L’allarmante diffusione di condotte di violenza domestica e di genere ha portato all’adozione di numerosi interventi in ambito nazionale e sovranazionale, per il suo contrasto.
A seguito della ratifica della Convenzione di Istanbul del 2011, anche il nostro legislatore si è posto l’obiettivo di combattere i fenomeni di violenza contro le donne – fisica, psicologica o economica -, creando corridoi preferenziali per i procedimenti penali e rafforzando le misure di prevenzione, come l’ammonimento del Questore, che consente alle forze dell’ordine di intervenire in maniera rapida sulla base di una semplice segnalazione, monitorando e diffidando l’autore delle condotte illecite, per evitarne la reiterazione.
L’intervento più rivoluzionario è avvenuto con la L.69/2019 “Codice Rosso”, che ha previsto un inasprimento delle pene, l’estensione di misure di protezione quali l’applicazione del braccialetto elettronico e l’accelerazione nell’assunzione delle informazioni da parte del Pubblico Ministero/polizia giudiziaria. La tutela si è poi allargata anche alla sede civile con il D.Lgs.150/2022 (Riforma Cartabia), che ha introdotto un rito speciale, applicabile ai procedimenti in cui siano allegati abusi familiari, violenza domestica o di genere nei confronti della partner o dei figli.
Dopo una breve istruttoria, il giudice civile può assumere provvedimenti in via urgente, di ordine economico o in tema di collocamento dei figli, coordinandosi con il giudice penale; nei casi più gravi, può adottare cautele per tutelare la sfera personale e di sicurezza della vittima, secretando il suo indirizzo di dimora se inserita in collocazione protetta.
Inoltre – anche se è già cessata la convivenza-, il giudice civile può adottare ‘Ordini di protezione’ allo scopo di impedire condotte aggressive perpetrate dentro e fuori la casa familiare, stimolando l’intervento dei servizi sociali del territorio e prevedendo il divieto di avvicinamento alla persona offesa per l’autore degli abusi.

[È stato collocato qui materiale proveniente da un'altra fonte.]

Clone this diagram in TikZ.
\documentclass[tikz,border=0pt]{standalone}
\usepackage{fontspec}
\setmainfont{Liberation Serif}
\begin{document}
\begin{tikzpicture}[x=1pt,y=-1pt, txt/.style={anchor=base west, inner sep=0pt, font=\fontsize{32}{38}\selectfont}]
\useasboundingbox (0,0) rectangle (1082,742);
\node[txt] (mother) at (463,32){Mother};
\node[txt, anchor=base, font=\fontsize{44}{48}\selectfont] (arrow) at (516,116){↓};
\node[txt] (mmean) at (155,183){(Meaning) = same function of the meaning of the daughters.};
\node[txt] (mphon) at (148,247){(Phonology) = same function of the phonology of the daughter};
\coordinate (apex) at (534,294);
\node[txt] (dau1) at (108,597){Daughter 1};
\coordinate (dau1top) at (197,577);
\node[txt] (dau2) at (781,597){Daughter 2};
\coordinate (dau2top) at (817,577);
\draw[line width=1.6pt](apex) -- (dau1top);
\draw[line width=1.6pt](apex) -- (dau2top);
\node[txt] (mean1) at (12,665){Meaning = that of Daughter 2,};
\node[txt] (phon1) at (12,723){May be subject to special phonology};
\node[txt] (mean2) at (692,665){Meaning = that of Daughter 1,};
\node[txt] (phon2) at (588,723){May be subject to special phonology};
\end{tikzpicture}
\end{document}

Nonostante queste riforme vadano nella direzione di un travaso istantaneo di informazioni tra giudice penale e civile, i fenomeni di violenza sono tutt’altro che diminuiti e continua a registrarsi, in media, un femminicidio ogni tre giorni. Le denunce sono aumentate, ma è ancor alta la percentuale di donne che non denuncia, per timore di ritorsioni da parte dell’aggressore, per la preoccupazione del giudizio, oppure perché non sono finanziariamente autonome, o non sanno dove rifugiarsi.

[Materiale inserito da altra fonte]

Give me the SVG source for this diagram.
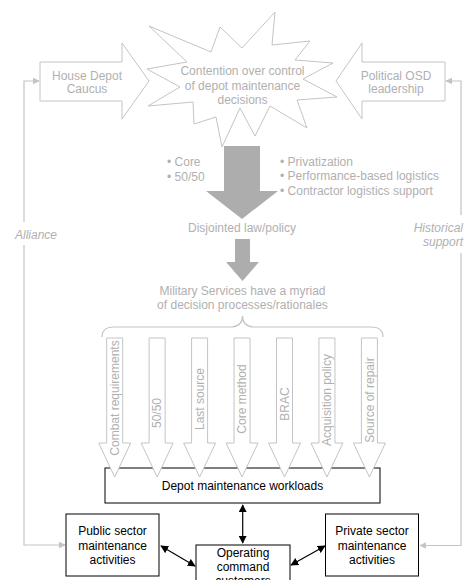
<svg xmlns="http://www.w3.org/2000/svg" width="466" height="580" viewBox="0 0 466 580">
  <style>
    .soft { fill: #fff; stroke: #c4c4c4; stroke-width: 1; }
    .gtxt { font-family: "Liberation Sans", Arial, sans-serif; font-size: 12px; fill: #b0b0b0; }
    .btxt { font-family: "Liberation Sans", Arial, sans-serif; font-size: 12px; fill: #000; }
    .mid { text-anchor: middle; }
    .box { fill: #fff; stroke: #000; stroke-width: 1; }
    .fb { fill: none; stroke: #c4c4c4; stroke-width: 1.2; }
    .link { fill: none; stroke: #000; stroke-width: 1.2; }
  </style>
  <defs>
    <marker id="grayHead" viewBox="0 0 10 10" refX="9" refY="5" markerWidth="7" markerHeight="7" markerUnits="userSpaceOnUse" orient="auto">
      <path d="M0,0 L10,5 L0,10 z" fill="#c4c4c4"/>
    </marker>
    <marker id="blackHead" viewBox="0 0 10 10" refX="9" refY="5" markerWidth="8" markerHeight="8" markerUnits="userSpaceOnUse" orient="auto-start-reverse">
      <path d="M0,0 L10,5 L0,10 z" fill="#000"/>
    </marker>
  </defs>

  <!-- feedback lines and links -->
  <g id="connectors">
    <path class="fb" d="M24,222 V81 H39" marker-end="url(#grayHead)"/>
    <path class="fb" d="M24,245 V545 H65" marker-end="url(#grayHead)"/>
    <path class="fb" d="M461,215 V81 H446" marker-end="url(#grayHead)"/>
    <path class="fb" d="M461,253 V545.5 H420" marker-end="url(#grayHead)"/>
    <text class="gtxt" x="15" y="239" font-style="italic">Alliance</text>
    <text class="gtxt" x="463" y="232" font-style="italic" text-anchor="end">Historical</text>
    <text class="gtxt" x="463" y="246" font-style="italic" text-anchor="end">support</text>

    <!-- big grey arrow -->
    <path d="M224,146 H260 V191 H278 L242,219 L206,191 H224 z" fill="#adadad"/>
    <!-- small grey arrow -->
    <path d="M235,239 H250 V262 H259 L242.5,281 L226,262 H235 z" fill="#adadad"/>

    <path class="link" d="M242.7,505 V543" marker-start="url(#blackHead)" marker-end="url(#blackHead)"/>
    <path class="link" d="M161,546 L195,566" marker-start="url(#blackHead)" marker-end="url(#blackHead)"/>
    <path class="link" d="M291,565 L325,546" marker-start="url(#blackHead)" marker-end="url(#blackHead)"/>
  </g>

  <g id="house-depot">
    <path class="soft" d="M40,62 H122 V43 L149,81 L122,119 V101 H40 z"/>
    <text class="gtxt mid" x="87" y="79.5">House Depot</text>
    <text class="gtxt mid" x="87" y="93">Caucus</text>
  </g>

  <g id="political-osd">
    <path class="soft" d="M445,62 H362 V43 L336,81 L362,119 V101 H445 z"/>
    <text class="gtxt mid" x="396" y="79.5">Political OSD</text>
    <text class="gtxt mid" x="396" y="93">leadership</text>
  </g>

  <g id="contention">
    <path class="soft" d="M149,26 L211,52 L220,27 L242,48 L275,12 L272,45 L310,41 L295,60 L333,63 L303,79 L337,97 L297,100 L307,128 L270,106 L255,136 L240,108 L222,147 L216,117 L194,124 L193,102 L148,106 L180,87 L147,69 L187,62 z"/>
    <text class="gtxt mid" x="242.5" y="75">Contention over control</text>
    <text class="gtxt mid" x="242.5" y="89.5">of depot maintenance</text>
    <text class="gtxt mid" x="242.5" y="104">decisions</text>
  </g>

  <g id="law-lists">
    <text class="gtxt" x="167" y="166">• Core</text>
    <text class="gtxt" x="167" y="180.5">• 50/50</text>
    <text class="gtxt" x="280" y="166">• Privatization</text>
    <text class="gtxt" x="280" y="180.3">• Performance-based logistics</text>
    <text class="gtxt" x="280" y="194.6">• Contractor logistics support</text>
  </g>

  <g id="disjointed">
    <text class="gtxt mid" x="242" y="231.5">Disjointed law/policy</text>
  </g>

  <g id="military-services">
    <text class="gtxt mid" x="242.5" y="295">Military Services have a myriad</text>
    <text class="gtxt mid" x="242.5" y="308.5">of decision processes/rationales</text>
    <path d="M102,337 Q102,327 114,327 L232,327 Q242.5,326 242.5,316 Q242.5,326 253,327 L371,327 Q383,327 383,337" fill="none" stroke="#c4c4c4" stroke-width="1.2"/>
  </g>

  <g id="depot-workloads">
    <rect class="box" x="105" y="468" width="275" height="35"/>
    <text class="btxt mid" x="242.5" y="490">Depot maintenance workloads</text>
  </g>

  <!-- seven rationale arrows feeding the workloads box -->
  <g id="rationales">
    <g id="r-combat" transform="translate(114.7,0)">
      <path class="soft" d="M-8,338 H8 V443 H16 L0,477 L-16,443 H-8 z"/>
      <text class="gtxt mid" transform="translate(0,398) rotate(-90)" y="4.3">Combat requirements</text>
    </g>
    <g id="r-5050" transform="translate(157.15,0)">
      <path class="soft" d="M-8,338 H8 V443 H16 L0,477 L-16,443 H-8 z"/>
      <text class="gtxt mid" transform="translate(0,413) rotate(-90)" y="4.3">50/50</text>
    </g>
    <g id="r-last" transform="translate(199.6,0)">
      <path class="soft" d="M-8,338 H8 V443 H16 L0,477 L-16,443 H-8 z"/>
      <text class="gtxt mid" transform="translate(0,399) rotate(-90)" y="4.3">Last source</text>
    </g>
    <g id="r-core" transform="translate(242.05,0)">
      <path class="soft" d="M-8,338 H8 V443 H16 L0,477 L-16,443 H-8 z"/>
      <text class="gtxt mid" transform="translate(0,399) rotate(-90)" y="4.3">Core method</text>
    </g>
    <g id="r-brac" transform="translate(284.5,0)">
      <path class="soft" d="M-8,338 H8 V443 H16 L0,477 L-16,443 H-8 z"/>
      <text class="gtxt mid" transform="translate(0,404) rotate(-90)" y="4.3">BRAC</text>
    </g>
    <g id="r-acq" transform="translate(326.95,0)">
      <path class="soft" d="M-8,338 H8 V443 H16 L0,477 L-16,443 H-8 z"/>
      <text class="gtxt mid" transform="translate(0,400) rotate(-90)" y="4.3">Acquisition policy</text>
    </g>
    <g id="r-source" transform="translate(369.4,0)">
      <path class="soft" d="M-8,338 H8 V443 H16 L0,477 L-16,443 H-8 z"/>
      <text class="gtxt mid" transform="translate(0,400) rotate(-90)" y="4.3">Source of repair</text>
    </g>
  </g>

  <g id="public-sector">
    <rect class="box" x="66" y="514" width="93" height="62"/>
    <text class="btxt mid" x="112.5" y="535">Public sector</text>
    <text class="btxt mid" x="112.5" y="549.5">maintenance</text>
    <text class="btxt mid" x="112.5" y="564">activities</text>
  </g>

  <g id="operating-command">
    <rect class="box" x="196" y="545" width="94" height="45"/>
    <text class="btxt mid" x="243" y="557">Operating</text>
    <text class="btxt mid" x="243" y="571">command</text>
    <text class="btxt mid" x="243" y="585">customers</text>
  </g>

  <g id="private-sector">
    <rect class="box" x="325.5" y="514" width="93" height="62"/>
    <text class="btxt mid" x="372" y="535">Private sector</text>
    <text class="btxt mid" x="372" y="549.5">maintenance</text>
    <text class="btxt mid" x="372" y="564">activities</text>
  </g>
</svg>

Cosa possono fare, cittadini e istituzioni, per centrare l’obiettivo?
È fondamentale, innanzitutto, incentivare le attività di sensibilizzazione verso un contesto sociale, in cui le donne possano sentirsi libere e sicure di denunciare e trovino ascolto, protezione e supporto.
Bisogna migliorare le campagne di informazione, per aiutare le donne a riconoscere i segnali di violenza, far comprendere quali sono gli strumenti a disposizione e le strutture presenti sul territorio, che offrono assistenza e rifugio.
Ricordiamo alle vittime di violenza che hanno diritto ad accedere sempre all’assistenza legale gratuita, anche se il loro reddito, o quello del partner, superi i tetti fissati per l’accesso al gratuito patrocinio.